A big part of any culture, of course, is language, and the lexicon of the car guy—and by "guy," I mean, guy, gal, and any other sort of person—is unique, but understood fully by those in the know. And I’m not talking about technical terms, like "variable valve timing," but something more akin to a "Jake brake."
Speak our language around the uninitiated and you might expect some confusion. Hot rodders and customizers will talk about "chopped," "channeled," "frenched," "tubbed," and otherwise-modified steel when they "soup up" a car. Everyone else might think you’re discussing your favorite cooking show; we dare not introduce them to our "double wishbone" suspensions. As for the "lemons" we speak of, not only would they not fit in our kitchens, but they’re sour enough that we don’t want them in our garages, either. I am guessing fans of pumpkin spice really aren’t as concerned about what gear oil we run in our "pumpkins."

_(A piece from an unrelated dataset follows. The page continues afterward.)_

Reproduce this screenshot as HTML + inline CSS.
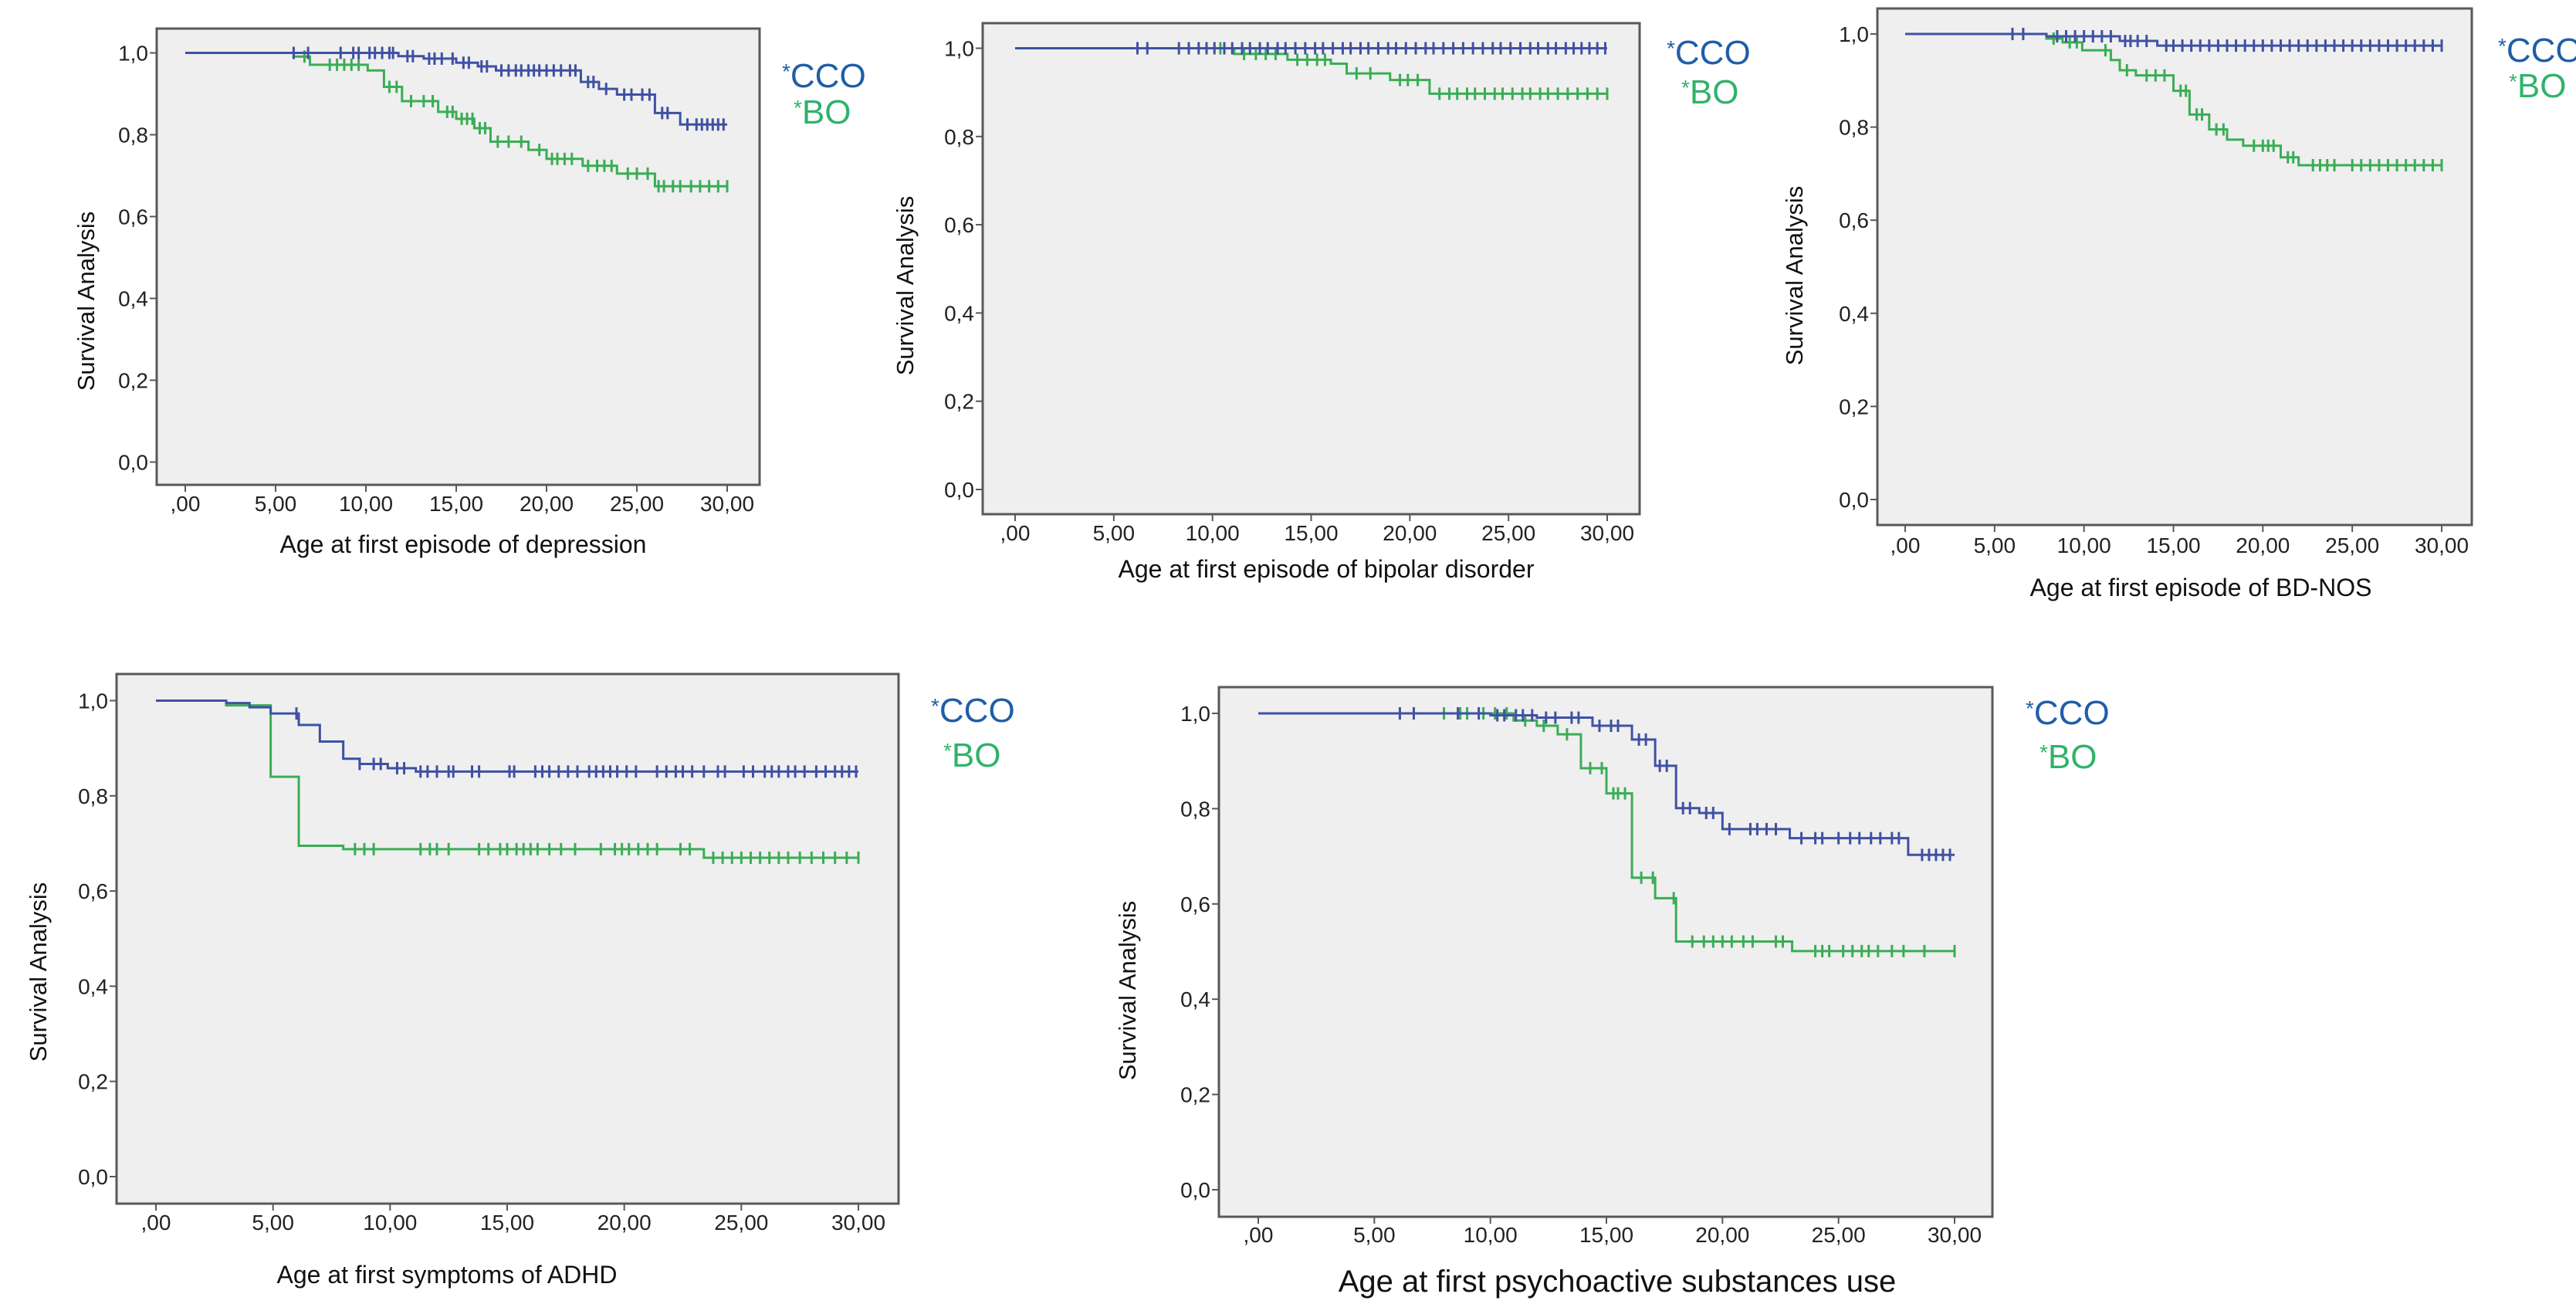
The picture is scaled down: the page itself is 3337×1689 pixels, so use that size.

"Big and little" is not a mentorship program for at-risk youth and "rake" has little to do with yardwork. "Stance" is not something that Sister Mary Margaret would gently remind you to improve with a tap to the back of your head when she caught you slumped over your desk in fifth-grade math. I guess everyone should be careful in mixed company before talking about "third members," "four-banger" or anything being "back-halfed."